(Stored items from a collection)
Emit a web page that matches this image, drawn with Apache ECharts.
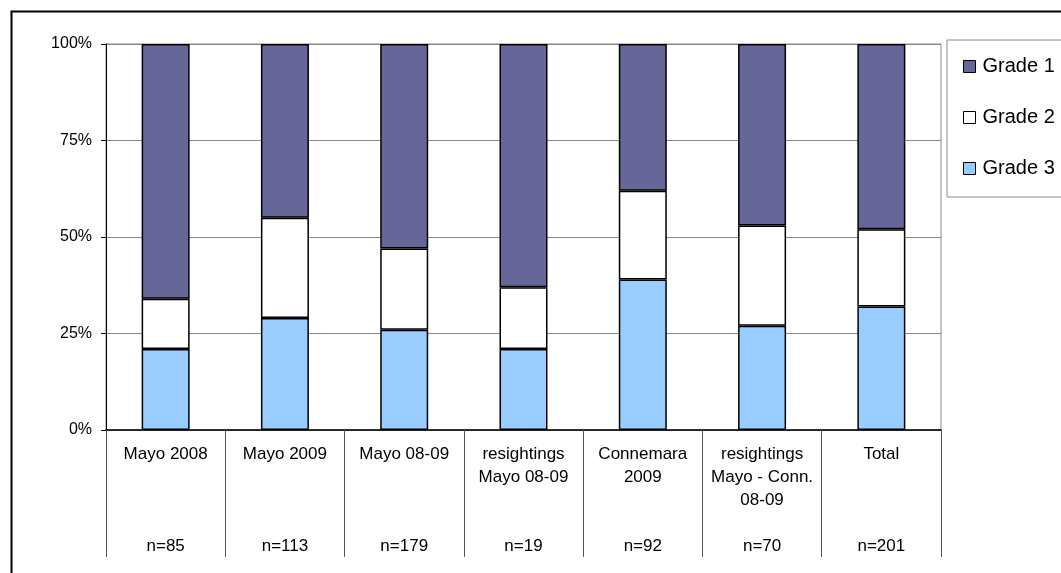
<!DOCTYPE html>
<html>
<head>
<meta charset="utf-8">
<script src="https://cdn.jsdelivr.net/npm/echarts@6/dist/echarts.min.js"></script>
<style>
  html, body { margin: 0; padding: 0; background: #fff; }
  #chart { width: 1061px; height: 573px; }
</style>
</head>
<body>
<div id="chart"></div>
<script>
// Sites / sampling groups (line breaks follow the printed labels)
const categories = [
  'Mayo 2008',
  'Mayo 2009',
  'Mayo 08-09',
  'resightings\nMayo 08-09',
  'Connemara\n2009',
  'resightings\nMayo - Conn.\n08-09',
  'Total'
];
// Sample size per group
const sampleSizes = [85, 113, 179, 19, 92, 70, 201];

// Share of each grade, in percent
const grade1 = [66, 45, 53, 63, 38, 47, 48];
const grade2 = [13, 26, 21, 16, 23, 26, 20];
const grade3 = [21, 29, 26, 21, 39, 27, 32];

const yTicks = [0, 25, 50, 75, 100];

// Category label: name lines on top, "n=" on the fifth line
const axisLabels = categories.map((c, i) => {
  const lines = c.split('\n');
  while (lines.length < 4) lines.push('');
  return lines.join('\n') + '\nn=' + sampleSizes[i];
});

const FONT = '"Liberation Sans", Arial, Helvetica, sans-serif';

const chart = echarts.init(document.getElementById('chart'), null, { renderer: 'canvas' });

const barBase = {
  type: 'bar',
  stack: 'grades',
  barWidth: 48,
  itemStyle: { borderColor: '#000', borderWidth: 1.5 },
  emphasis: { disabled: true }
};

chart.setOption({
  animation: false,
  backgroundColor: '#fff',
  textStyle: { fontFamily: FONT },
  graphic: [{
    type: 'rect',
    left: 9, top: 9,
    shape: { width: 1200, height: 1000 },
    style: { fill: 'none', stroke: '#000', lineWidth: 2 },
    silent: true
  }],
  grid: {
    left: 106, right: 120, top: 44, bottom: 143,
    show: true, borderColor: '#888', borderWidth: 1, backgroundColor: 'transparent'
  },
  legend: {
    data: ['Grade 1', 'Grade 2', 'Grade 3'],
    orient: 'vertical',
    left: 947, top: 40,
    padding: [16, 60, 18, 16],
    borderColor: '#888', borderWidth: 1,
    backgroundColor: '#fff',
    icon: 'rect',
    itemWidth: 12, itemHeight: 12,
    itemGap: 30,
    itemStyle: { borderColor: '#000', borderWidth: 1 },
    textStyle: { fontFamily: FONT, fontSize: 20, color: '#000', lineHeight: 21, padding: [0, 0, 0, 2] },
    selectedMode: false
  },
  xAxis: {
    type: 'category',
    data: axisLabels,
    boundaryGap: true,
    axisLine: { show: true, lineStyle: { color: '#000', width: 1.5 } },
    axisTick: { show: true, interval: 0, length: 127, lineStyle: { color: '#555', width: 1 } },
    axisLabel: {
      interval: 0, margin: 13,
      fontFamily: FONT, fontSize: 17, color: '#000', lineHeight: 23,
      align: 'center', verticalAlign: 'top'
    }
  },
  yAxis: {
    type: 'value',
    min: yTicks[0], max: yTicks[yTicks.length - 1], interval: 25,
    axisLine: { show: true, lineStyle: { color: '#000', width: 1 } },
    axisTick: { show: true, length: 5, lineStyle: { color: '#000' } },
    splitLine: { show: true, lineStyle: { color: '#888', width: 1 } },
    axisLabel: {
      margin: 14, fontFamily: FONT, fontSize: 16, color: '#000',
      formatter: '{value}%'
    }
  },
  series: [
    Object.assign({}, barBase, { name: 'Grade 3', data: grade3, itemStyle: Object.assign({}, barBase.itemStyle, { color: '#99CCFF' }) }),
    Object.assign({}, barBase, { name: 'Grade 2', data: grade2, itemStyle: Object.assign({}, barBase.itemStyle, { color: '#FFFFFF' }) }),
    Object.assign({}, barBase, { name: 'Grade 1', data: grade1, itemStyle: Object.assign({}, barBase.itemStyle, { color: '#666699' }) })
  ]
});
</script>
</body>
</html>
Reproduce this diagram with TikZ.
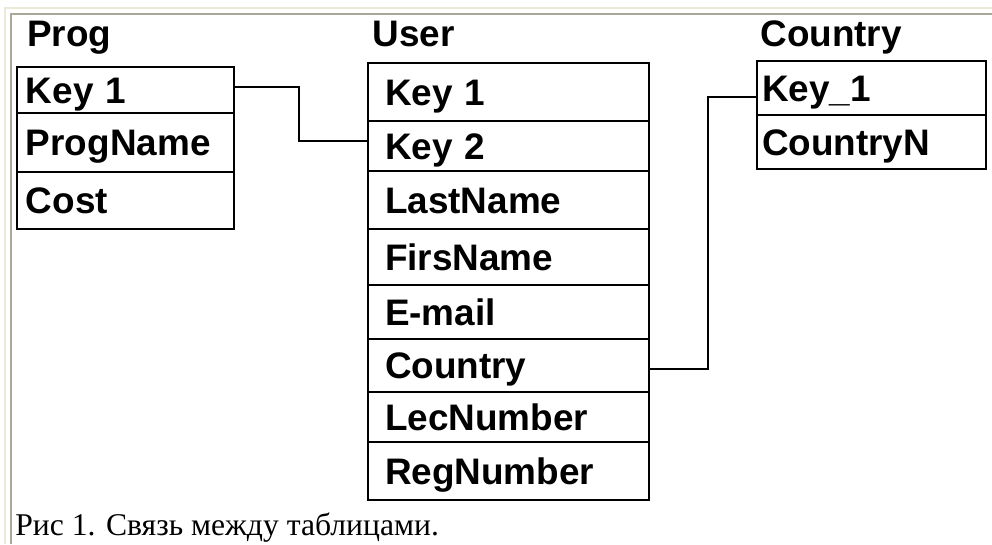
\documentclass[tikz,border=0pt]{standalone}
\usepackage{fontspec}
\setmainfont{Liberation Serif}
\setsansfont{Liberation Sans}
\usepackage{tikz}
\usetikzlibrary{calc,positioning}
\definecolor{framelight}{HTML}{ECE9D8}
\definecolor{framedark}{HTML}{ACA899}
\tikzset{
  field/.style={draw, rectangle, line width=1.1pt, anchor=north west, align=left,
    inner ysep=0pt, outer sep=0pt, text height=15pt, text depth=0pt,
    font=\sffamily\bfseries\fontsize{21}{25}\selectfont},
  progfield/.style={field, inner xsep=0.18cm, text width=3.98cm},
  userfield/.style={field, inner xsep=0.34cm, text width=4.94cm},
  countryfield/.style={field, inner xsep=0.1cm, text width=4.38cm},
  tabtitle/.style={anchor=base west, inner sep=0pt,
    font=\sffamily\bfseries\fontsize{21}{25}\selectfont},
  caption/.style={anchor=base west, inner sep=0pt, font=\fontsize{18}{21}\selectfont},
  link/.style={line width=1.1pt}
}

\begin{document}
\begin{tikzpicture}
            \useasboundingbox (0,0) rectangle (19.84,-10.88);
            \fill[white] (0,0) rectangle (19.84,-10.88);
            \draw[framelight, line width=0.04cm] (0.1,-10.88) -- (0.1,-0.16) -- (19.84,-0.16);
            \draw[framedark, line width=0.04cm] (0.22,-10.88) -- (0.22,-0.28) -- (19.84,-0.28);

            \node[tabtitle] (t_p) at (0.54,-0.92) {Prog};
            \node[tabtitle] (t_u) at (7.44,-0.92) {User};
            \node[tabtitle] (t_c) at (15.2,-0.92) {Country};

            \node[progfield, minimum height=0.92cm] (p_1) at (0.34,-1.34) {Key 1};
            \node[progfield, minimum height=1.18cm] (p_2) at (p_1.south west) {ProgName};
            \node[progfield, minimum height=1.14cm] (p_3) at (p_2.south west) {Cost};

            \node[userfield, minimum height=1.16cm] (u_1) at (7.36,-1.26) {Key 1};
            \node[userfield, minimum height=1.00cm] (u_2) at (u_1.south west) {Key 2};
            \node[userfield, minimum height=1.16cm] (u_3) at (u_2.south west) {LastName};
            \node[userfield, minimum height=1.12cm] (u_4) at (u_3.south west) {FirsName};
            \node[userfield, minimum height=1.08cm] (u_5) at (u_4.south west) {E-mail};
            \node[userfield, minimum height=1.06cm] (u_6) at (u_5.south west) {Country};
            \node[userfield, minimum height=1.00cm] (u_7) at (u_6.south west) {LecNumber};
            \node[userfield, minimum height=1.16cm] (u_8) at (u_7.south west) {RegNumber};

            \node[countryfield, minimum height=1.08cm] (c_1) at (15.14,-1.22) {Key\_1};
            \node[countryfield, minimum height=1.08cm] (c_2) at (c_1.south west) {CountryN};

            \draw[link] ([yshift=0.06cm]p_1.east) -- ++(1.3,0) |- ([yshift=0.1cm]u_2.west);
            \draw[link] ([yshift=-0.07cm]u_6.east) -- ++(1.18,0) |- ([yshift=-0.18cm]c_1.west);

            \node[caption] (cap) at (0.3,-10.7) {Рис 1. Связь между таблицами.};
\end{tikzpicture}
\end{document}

_What is needed:_ Copy every record above exactly, leaving out the pictures.

_Full output:_
Emit a web page that matches this image, drawn with Apache ECharts.
<!DOCTYPE html>
<html>
<head>
<meta charset="utf-8">
<script src="https://cdn.jsdelivr.net/npm/echarts@6/dist/echarts.min.js"></script>
<style>
  html, body { margin: 0; padding: 0; background: #fff; }
  #chart { width: 1061px; height: 573px; }
</style>
</head>
<body>
<div id="chart"></div>
<script>
// Sites / sampling groups (line breaks follow the printed labels)
const categories = [
  'Mayo 2008',
  'Mayo 2009',
  'Mayo 08-09',
  'resightings\nMayo 08-09',
  'Connemara\n2009',
  'resightings\nMayo - Conn.\n08-09',
  'Total'
];
// Sample size per group
const sampleSizes = [85, 113, 179, 19, 92, 70, 201];

// Share of each grade, in percent
const grade1 = [66, 45, 53, 63, 38, 47, 48];
const grade2 = [13, 26, 21, 16, 23, 26, 20];
const grade3 = [21, 29, 26, 21, 39, 27, 32];

const yTicks = [0, 25, 50, 75, 100];

// Category label: name lines on top, "n=" on the fifth line
const axisLabels = categories.map((c, i) => {
  const lines = c.split('\n');
  while (lines.length < 4) lines.push('');
  return lines.join('\n') + '\nn=' + sampleSizes[i];
});

const FONT = '"Liberation Sans", Arial, Helvetica, sans-serif';

const chart = echarts.init(document.getElementById('chart'), null, { renderer: 'canvas' });

const barBase = {
  type: 'bar',
  stack: 'grades',
  barWidth: 48,
  itemStyle: { borderColor: '#000', borderWidth: 1.5 },
  emphasis: { disabled: true }
};

chart.setOption({
  animation: false,
  backgroundColor: '#fff',
  textStyle: { fontFamily: FONT },
  graphic: [{
    type: 'rect',
    left: 9, top: 9,
    shape: { width: 1200, height: 1000 },
    style: { fill: 'none', stroke: '#000', lineWidth: 2 },
    silent: true
  }],
  grid: {
    left: 106, right: 120, top: 44, bottom: 143,
    show: true, borderColor: '#888', borderWidth: 1, backgroundColor: 'transparent'
  },
  legend: {
    data: ['Grade 1', 'Grade 2', 'Grade 3'],
    orient: 'vertical',
    left: 947, top: 40,
    padding: [16, 60, 18, 16],
    borderColor: '#888', borderWidth: 1,
    backgroundColor: '#fff',
    icon: 'rect',
    itemWidth: 12, itemHeight: 12,
    itemGap: 30,
    itemStyle: { borderColor: '#000', borderWidth: 1 },
    textStyle: { fontFamily: FONT, fontSize: 20, color: '#000', lineHeight: 21, padding: [0, 0, 0, 2] },
    selectedMode: false
  },
  xAxis: {
    type: 'category',
    data: axisLabels,
    boundaryGap: true,
    axisLine: { show: true, lineStyle: { color: '#000', width: 1.5 } },
    axisTick: { show: true, interval: 0, length: 127, lineStyle: { color: '#555', width: 1 } },
    axisLabel: {
      interval: 0, margin: 13,
      fontFamily: FONT, fontSize: 17, color: '#000', lineHeight: 23,
      align: 'center', verticalAlign: 'top'
    }
  },
  yAxis: {
    type: 'value',
    min: yTicks[0], max: yTicks[yTicks.length - 1], interval: 25,
    axisLine: { show: true, lineStyle: { color: '#000', width: 1 } },
    axisTick: { show: true, length: 5, lineStyle: { color: '#000' } },
    splitLine: { show: true, lineStyle: { color: '#888', width: 1 } },
    axisLabel: {
      margin: 14, fontFamily: FONT, fontSize: 16, color: '#000',
      formatter: '{value}%'
    }
  },
  series: [
    Object.assign({}, barBase, { name: 'Grade 3', data: grade3, itemStyle: Object.assign({}, barBase.itemStyle, { color: '#99CCFF' }) }),
    Object.assign({}, barBase, { name: 'Grade 2', data: grade2, itemStyle: Object.assign({}, barBase.itemStyle, { color: '#FFFFFF' }) }),
    Object.assign({}, barBase, { name: 'Grade 1', data: grade1, itemStyle: Object.assign({}, barBase.itemStyle, { color: '#666699' }) })
  ]
});
</script>
</body>
</html>
Reproduce this diagram with TikZ.
\documentclass[tikz,border=0pt]{standalone}
\usepackage{fontspec}
\setmainfont{Liberation Serif}
\setsansfont{Liberation Sans}
\usepackage{tikz}
\usetikzlibrary{calc,positioning}
\definecolor{framelight}{HTML}{ECE9D8}
\definecolor{framedark}{HTML}{ACA899}
\tikzset{
  field/.style={draw, rectangle, line width=1.1pt, anchor=north west, align=left,
    inner ysep=0pt, outer sep=0pt, text height=15pt, text depth=0pt,
    font=\sffamily\bfseries\fontsize{21}{25}\selectfont},
  progfield/.style={field, inner xsep=0.18cm, text width=3.98cm},
  userfield/.style={field, inner xsep=0.34cm, text width=4.94cm},
  countryfield/.style={field, inner xsep=0.1cm, text width=4.38cm},
  tabtitle/.style={anchor=base west, inner sep=0pt,
    font=\sffamily\bfseries\fontsize{21}{25}\selectfont},
  caption/.style={anchor=base west, inner sep=0pt, font=\fontsize{18}{21}\selectfont},
  link/.style={line width=1.1pt}
}

\begin{document}
\begin{tikzpicture}
            \useasboundingbox (0,0) rectangle (19.84,-10.88);
            \fill[white] (0,0) rectangle (19.84,-10.88);
            \draw[framelight, line width=0.04cm] (0.1,-10.88) -- (0.1,-0.16) -- (19.84,-0.16);
            \draw[framedark, line width=0.04cm] (0.22,-10.88) -- (0.22,-0.28) -- (19.84,-0.28);

            \node[tabtitle] (t_p) at (0.54,-0.92) {Prog};
            \node[tabtitle] (t_u) at (7.44,-0.92) {User};
            \node[tabtitle] (t_c) at (15.2,-0.92) {Country};

            \node[progfield, minimum height=0.92cm] (p_1) at (0.34,-1.34) {Key 1};
            \node[progfield, minimum height=1.18cm] (p_2) at (p_1.south west) {ProgName};
            \node[progfield, minimum height=1.14cm] (p_3) at (p_2.south west) {Cost};

            \node[userfield, minimum height=1.16cm] (u_1) at (7.36,-1.26) {Key 1};
            \node[userfield, minimum height=1.00cm] (u_2) at (u_1.south west) {Key 2};
            \node[userfield, minimum height=1.16cm] (u_3) at (u_2.south west) {LastName};
            \node[userfield, minimum height=1.12cm] (u_4) at (u_3.south west) {FirsName};
            \node[userfield, minimum height=1.08cm] (u_5) at (u_4.south west) {E-mail};
            \node[userfield, minimum height=1.06cm] (u_6) at (u_5.south west) {Country};
            \node[userfield, minimum height=1.00cm] (u_7) at (u_6.south west) {LecNumber};
            \node[userfield, minimum height=1.16cm] (u_8) at (u_7.south west) {RegNumber};

            \node[countryfield, minimum height=1.08cm] (c_1) at (15.14,-1.22) {Key\_1};
            \node[countryfield, minimum height=1.08cm] (c_2) at (c_1.south west) {CountryN};

            \draw[link] ([yshift=0.06cm]p_1.east) -- ++(1.3,0) |- ([yshift=0.1cm]u_2.west);
            \draw[link] ([yshift=-0.07cm]u_6.east) -- ++(1.18,0) |- ([yshift=-0.18cm]c_1.west);

            \node[caption] (cap) at (0.3,-10.7) {Рис 1. Связь между таблицами.};
\end{tikzpicture}
\end{document}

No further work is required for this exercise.